After the storm, all the plants were destroyed, the fruit trees too.

The garden was created after a World Vision Cash for Work project set food in the village - aiming to help communities recover from Typhoon Haiyan and providing the worst affected by the storm with temporary income. 

It’s also tackling child malnutrition; something the teachers in this rural Leyte school say is a growing problem. 

“After the typhoon, all the vegetables were destroyed. Children started eating more junkfood. It’s affecting their health,” Luel says. “Junkfood is much cheaper than buying fruit or vegetables.”

The children in the gardening club are learning the importance of growing their own food, how to garden organically and how vegetables improve their health. 

“Now we know how to plant, how to weed and how to grow seedlings,” says 12-year-old Justine, a gardening club member. 


“We know how to make seed boxes, identify plants and make organic fertilizer too,” adds Jessa Mae, another gardening club member.

This Dagami area school saw its roofs ripped off during the storm. Teaching material and schoolbooks were soaked. Most school children are now living in a home that was partially or totally damaged during the storm.

The school’s garden was mowed down too in the storm and covered with debris – leaves, branches and broken off bits of the school. 

“After the storm, all the plants were destroyed, the fruit trees too,” Jessa Mae says.

World Vision worked with the village leaders and school principal to identify this project as a priority for the community’s recovery from Typhoon Haiyan. 

Over the course of 10-days, a dozen Haiyan survivors cleared debris, hoed the soil and planted seeds. One parent even harnessed his water buffalo and cultivated the ground. After the work was concluded, a huge garden stood beside the school. For their work, the beneficiaries were paid 2,600 PSP – in line with the local minimum wage. 

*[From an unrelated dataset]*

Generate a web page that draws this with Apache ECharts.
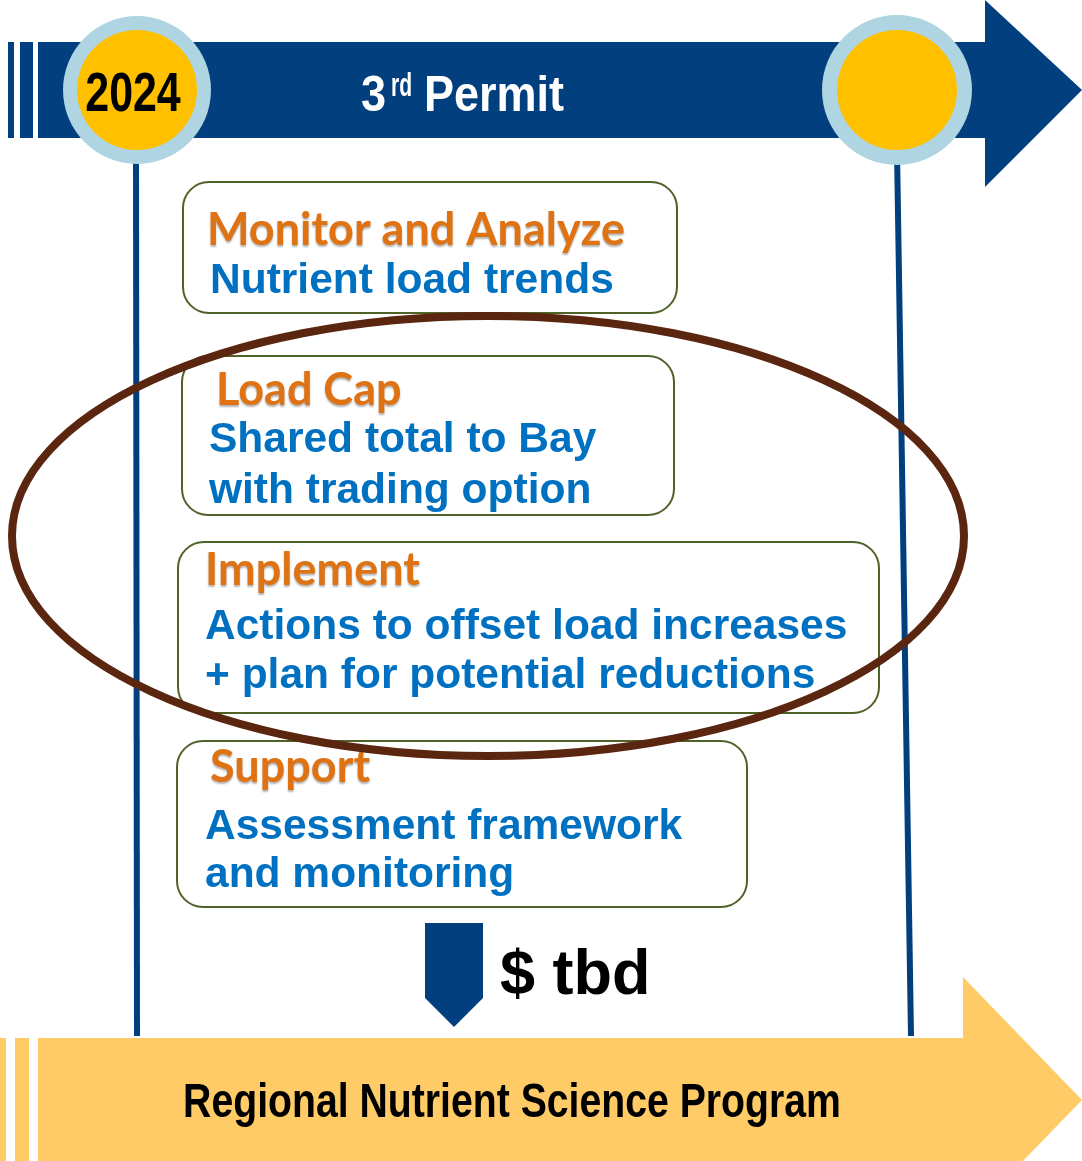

With the work complete, 92 children joined the school gardening activities – designed to provide children with hands on learning on life sciences and grow food that will benefit their growth. 

In a month’s time, the teachers and school children are looking forward to the first harvest. 

“We’re not just teaching the children, we’re teaching their parents as well. People stop here everyday to find out what we’re doing. The culture of growing vegetables isn’t very strong in this community,” Luel says. 

Officials from the Department of Education are also taking note. Luel reports there is ongoing conversation about extending the gardening project to other communities in Leyte.